The first point to be made about disinfor-mation, then, is that the phenomenon does exist, and that it can be used to devastating effect, especially in character assassination of targeted persons.
The second point is that disinformation is no magic key. It doesn't begin to explain the complexities of Soviet-American conflict, say, or prescribe what foreign policies one should follow.
The third point is that disinformation is ultimately vulnerable to truth, since exposure can only reveal its divergence from reality. This axiom might seem banal, were it not for the frequent reflex of governments to fight disinformation not with truth, but with counterdisinformation of their own.
At this point some examples might help clarify how disinformation works.

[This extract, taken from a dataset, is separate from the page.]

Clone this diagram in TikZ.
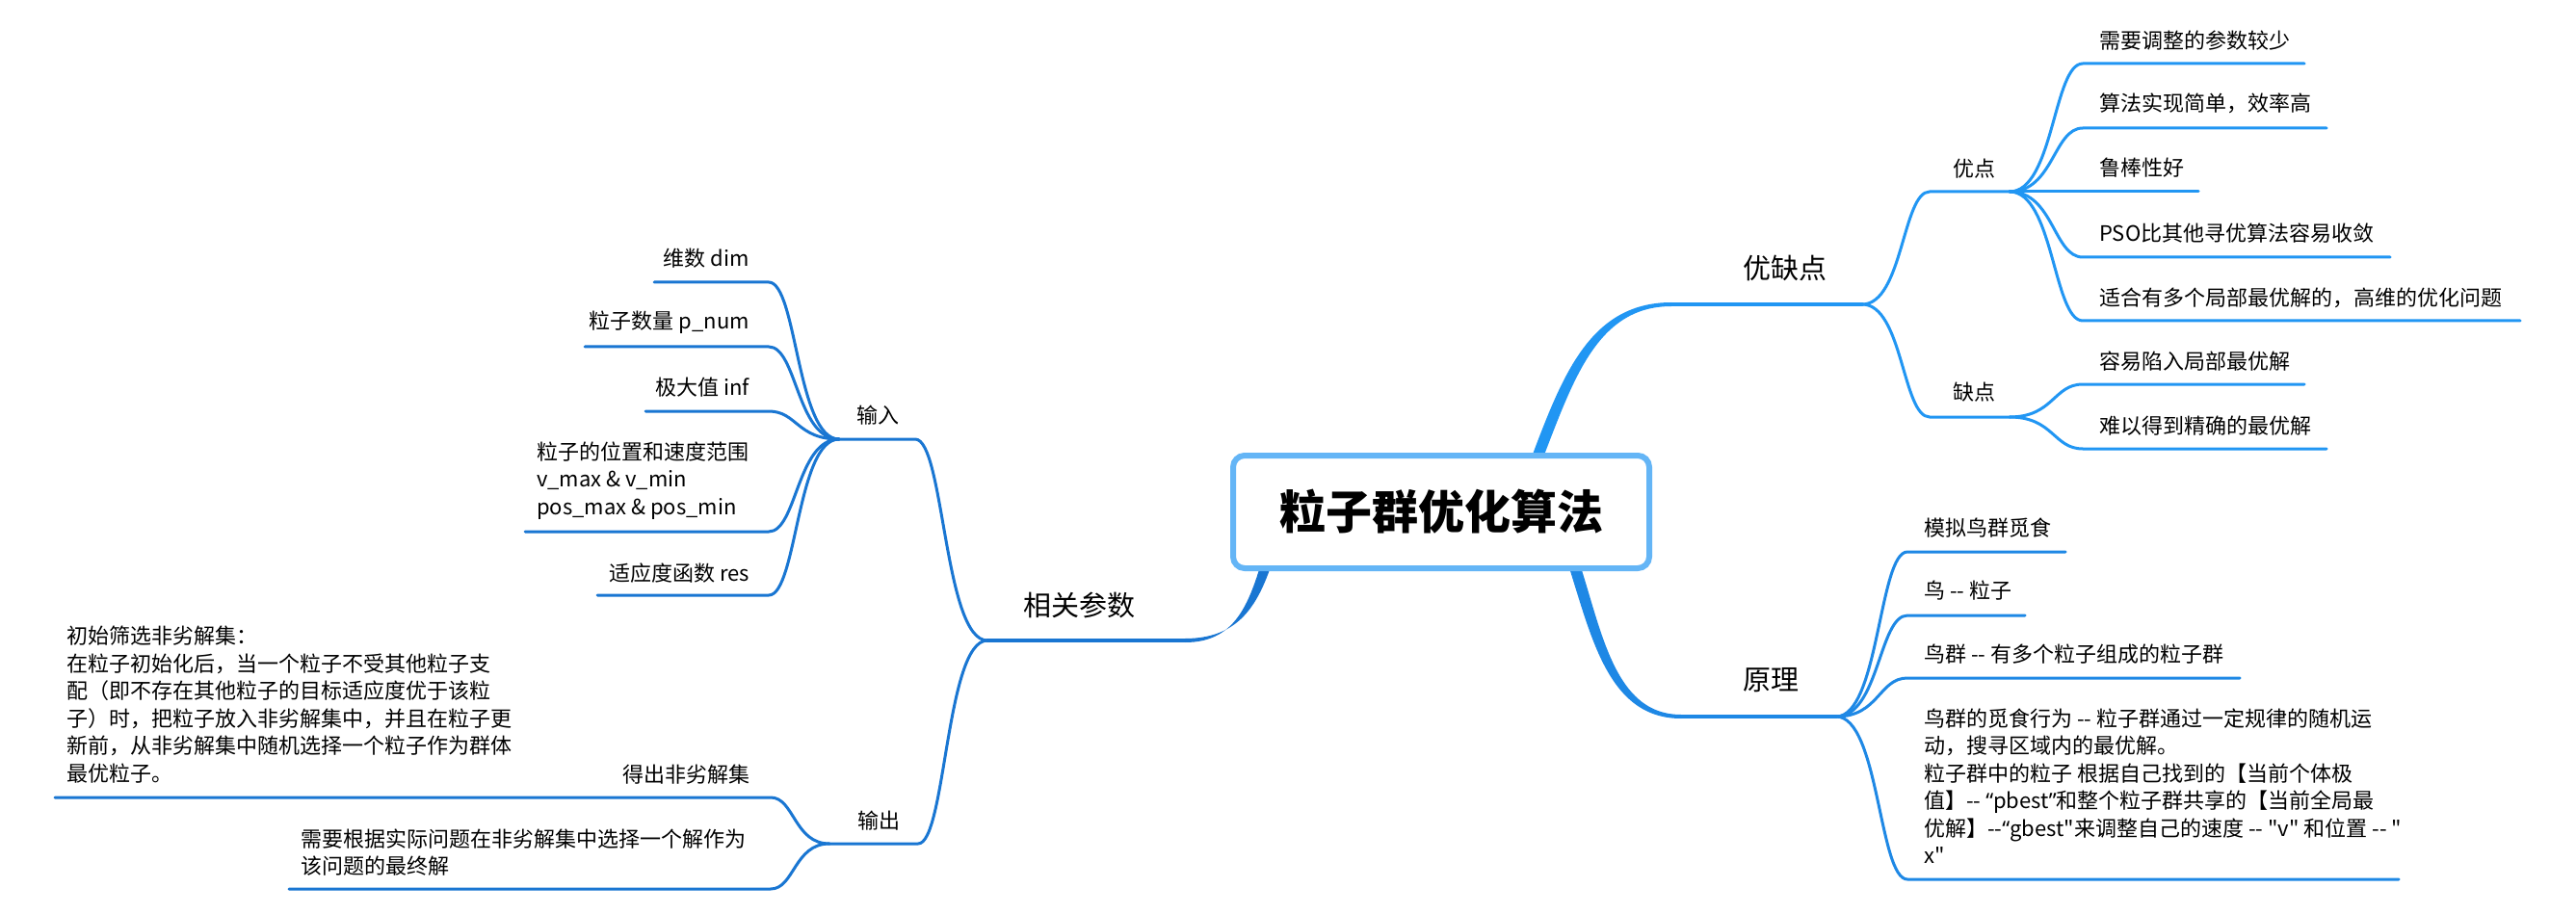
\documentclass[tikz,border=0pt]{standalone}
\usepackage{fontspec}
\setmainfont{Noto Sans CJK SC}
\newfontfamily\quotefont{Noto Sans}
% same face without the TeX ligature mapping, for straight double quotes
\newfontfamily\plainquote{Noto Sans CJK SC}
\usetikzlibrary{calc}

\definecolor{leftblue}{RGB}{25,118,210}
\definecolor{rightblue}{RGB}{33,150,243}
\definecolor{midblue}{RGB}{30,136,229}
\definecolor{rootblue}{RGB}{100,181,246}

\newcommand{\qopen}{{\quotefont “}}
\newcommand{\qclose}{{\quotefont ”}}
\newcommand{\qstraight}{{\plainquote "}}

\begin{document}
\begin{tikzpicture}[x=1pt,y=-1pt,
  leaf/.style={font=\fontsize{22}{28.5}\selectfont, inner sep=0pt, align=left},
  subtopic/.style={font=\fontsize{22}{28}\selectfont, inner sep=0pt},
  topic/.style={font=\fontsize{29}{34}\selectfont, inner sep=0pt},
  wire/.style={line width=3pt, line cap=round},
  mainwire/.style={line width=4pt, line cap=round},
  sbranch/.style={to path={
    .. controls ($(\tikztostart)!0.6!(\tikztotarget |- \tikztostart)$)
    and ($(\tikztotarget)!0.4!(\tikztostart |- \tikztotarget)$) .. (\tikztotarget)}},
]
\fill[white] (0,0) rectangle (2674,949);
\useasboundingbox (0,0) rectangle (2674,949);

% ---------- anchor points of the map ----------
\coordinate (rootC) at (1496,531.5);
% right side: advantages / disadvantages
\coordinate (yqR) at (1590,490);
\coordinate (yqA) at (1735,316);  \coordinate (yqB) at (1933,316);
\coordinate (ydA) at (2003,199);  \coordinate (ydB) at (2086,199);
\coordinate (qdA) at (2003,433);  \coordinate (qdB) at (2086,433);
\coordinate (pOneA) at (2162,66);    \coordinate (pOneB) at (2392,66);
\coordinate (pTwoA) at (2162,133);   \coordinate (pTwoB) at (2415,133);
\coordinate (pThrA) at (2162,199);   \coordinate (pThrB) at (2282,199);
\coordinate (pFouA) at (2162,267);   \coordinate (pFouB) at (2481,267);
\coordinate (pFivA) at (2162,333);   \coordinate (pFivB) at (2616,333);
\coordinate (qOneA) at (2162,399);   \coordinate (qOneB) at (2392,399);
\coordinate (qTwoA) at (2162,466);   \coordinate (qTwoB) at (2415,466);
% right side: principle
\coordinate (ylR) at (1625,560);
\coordinate (ylA) at (1745,744);  \coordinate (ylB) at (1906,744);
\coordinate (rOneA) at (1980,573);   \coordinate (rOneB) at (2144,573);
\coordinate (rTwoA) at (1980,639);   \coordinate (rTwoB) at (2102,639);
\coordinate (rThrA) at (1980,704);   \coordinate (rThrB) at (2325,704);
\coordinate (rFouA) at (1980,913);   \coordinate (rFouB) at (2490,913);
% left side: parameters
\coordinate (csR) at (1322,560);
\coordinate (csA) at (1230,665);  \coordinate (csB) at (1025,665);
\coordinate (srA) at (950,456);   \coordinate (srB) at (871,456);
\coordinate (scA) at (953,876);   \coordinate (scB) at (861,876);
\coordinate (iOneA) at (798,293);   \coordinate (iOneB) at (679,293);
\coordinate (iTwoA) at (798,360);   \coordinate (iTwoB) at (607,360);
\coordinate (iThrA) at (798,427);   \coordinate (iThrB) at (670,427);
\coordinate (iFouA) at (798,552);   \coordinate (iFouB) at (545,552);
\coordinate (iFivA) at (798,618);   \coordinate (iFivB) at (620,618);
\coordinate (oOneA) at (800,828);   \coordinate (oOneB) at (57,828);
\coordinate (oTwoA) at (800,923);   \coordinate (oTwoB) at (300,923);

% ---------- tapered main branches out of the root ----------
\fill[rightblue] ([xshift=-6pt]yqR) .. controls +(35,-92) and +(-89,0) .. ([yshift=2pt]yqA)
  -- ([yshift=-2pt]yqA) .. controls +(-81,0) and +(35,-88) .. ([xshift=6pt]yqR) -- cycle;
\fill[midblue] ([xshift=-6pt]ylR) .. controls +(30,82) and +(-84,0) .. ([yshift=-2pt]ylA)
  -- ([yshift=2pt]ylA) .. controls +(-76,0) and +(30,78) .. ([xshift=6pt]ylR) -- cycle;
\fill[leftblue] ([xshift=6pt]csR) .. controls +(-17,58) and +(64,0) .. ([yshift=2pt]csA)
  -- ([yshift=-2pt]csA) .. controls +(56,0) and +(-17,62) .. ([xshift=-6pt]csR) -- cycle;

% ---------- branch lines ----------
\draw[mainwire, rightblue] (yqA) -- (yqB);
\draw[wire, rightblue] (yqB) to[sbranch] (ydA) -- (ydB);
\draw[wire, rightblue] (yqB) to[sbranch] (qdA) -- (qdB);
\foreach \a/\b in {pOneA/pOneB, pTwoA/pTwoB, pThrA/pThrB, pFouA/pFouB, pFivA/pFivB}
  \draw[wire, rightblue] (ydB) to[sbranch] (\a) -- (\b);
\foreach \a/\b in {qOneA/qOneB, qTwoA/qTwoB}
  \draw[wire, rightblue] (qdB) to[sbranch] (\a) -- (\b);

\draw[mainwire, midblue] (ylA) -- (ylB);
\foreach \a/\b in {rOneA/rOneB, rTwoA/rTwoB, rThrA/rThrB, rFouA/rFouB}
  \draw[wire, midblue] (ylB) to[sbranch] (\a) -- (\b);

\draw[mainwire, leftblue] (csA) -- (csB);
\draw[wire, leftblue] (csB) to[sbranch] (srA) -- (srB);
\draw[wire, leftblue] (csB) to[sbranch] (scA) -- (scB);
\foreach \a/\b in {iOneA/iOneB, iTwoA/iTwoB, iThrA/iThrB, iFouA/iFouB, iFivA/iFivB}
  \draw[wire, leftblue] (srB) to[sbranch] (\a) -- (\b);
\foreach \a/\b in {oOneA/oOneB, oTwoA/oTwoB}
  \draw[wire, leftblue] (scB) to[sbranch] (\a) -- (\b);

% ---------- central topic ----------
\node[draw=rootblue, line width=6pt, rounded corners=12pt, fill=white,
      minimum width=432pt, minimum height=117pt, inner sep=0pt,
      font=\fontsize{48}{56}\selectfont\bfseries] (root) at (rootC) {粒子群优化算法};

% ---------- texts: advantages / disadvantages ----------
\node[topic] (tyq) at (1853,278) {优缺点};
\node[subtopic] (tyd) at (2049,175) {优点};
\node[subtopic] (tqd) at (2049,407) {缺点};
\node[leaf, anchor=west] (tp1) at (2179,42) {需要调整的参数较少};
\node[leaf, anchor=west] (tp2) at (2179,107) {算法实现简单，效率高};
\node[leaf, anchor=west] (tp3) at (2179,174) {鲁棒性好};
\node[leaf, anchor=west] (tp4) at (2179,242) {PSO比其他寻优算法容易收敛};
\node[leaf, anchor=west] (tp5) at (2179,309) {适合有多个局部最优解的，高维的优化问题};
\node[leaf, anchor=west] (tq1) at (2179,375) {容易陷入局部最优解};
\node[leaf, anchor=west] (tq2) at (2179,442) {难以得到精确的最优解};

% ---------- texts: principle ----------
\node[topic] (tyl) at (1838,706) {原理};
\node[leaf, anchor=west] (tr1) at (1997,548) {模拟鸟群觅食};
\node[leaf, anchor=west] (tr2) at (1997,613) {鸟 -{}- 粒子};
\node[leaf, anchor=west] (tr3) at (1997,679) {鸟群 -{}- 有多个粒子组成的粒子群};
\node[leaf, anchor=west] (tr4) at (1997,816) {鸟群的觅食行为 -{}- 粒子群通过一定规律的随机运\\
动，搜寻区域内的最优解。\\
粒子群中的粒子 根据自己找到的【当前个体极\\
值】-{}- \qopen pbest\qclose 和整个粒子群共享的【当前全局最\\
优解】-{}-\qopen gbest\qstraight 来调整自己的速度 -{}- \qstraight v\qstraight\ 和位置 -{}- \qstraight\\
x\qstraight};

% ---------- texts: parameters ----------
\node[topic] (tcs) at (1120,628) {相关参数};
\node[subtopic] (tsr) at (911,431) {输入};
\node[subtopic] (tsc) at (912,852) {输出};
\node[leaf, anchor=east] (ti1) at (778,268) {维数 dim};
\node[leaf, anchor=east] (ti2) at (778,335) {粒子数量 p\_num};
\node[leaf, anchor=east] (ti3) at (778,402) {极大值 inf};
\node[leaf, anchor=west] (ti4) at (557,499) {粒子的位置和速度范围\\
v\_max \& v\_min\\
pos\_max \& pos\_min};
\node[leaf, anchor=east] (ti5) at (778,595) {适应度函数 res};
\node[leaf, anchor=west] (tnote) at (69,731.5) {初始筛选非劣解集：\\
在粒子初始化后，当一个粒子不受其他粒子支\\
配（即不存在其他粒子的目标适应度优于该粒\\
子）时，把粒子放入非劣解集中，并且在粒子更\\
新前，从非劣解集中随机选择一个粒子作为群体\\
最优粒子。};
\node[leaf, anchor=east] (to1) at (779,804) {得出非劣解集};
\node[leaf, anchor=west] (to2) at (312,885) {需要根据实际问题在非劣解集中选择一个解作为\\
该问题的最终解};
\end{tikzpicture}
\end{document}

The classic case in terms of longevity and damage must be the fake ``Protocols of the Learned Elders of Zion.'' This turn-of-the-century Russian account of a purported Jewish conspiracy to enslave the Christian world was used by Russians to blackmail Jews in World War I. In 1921 the Times of London exposed the Protocols as having been plagiarized from a 19th-century anti-Semitic novel. But that didn't prevent Hitler from picking them up to help his persecution and attempted annihilation of Jews.
Today, 60 years after the Protocols were debunked, they are still sometimes cited as authentic in the Arab world.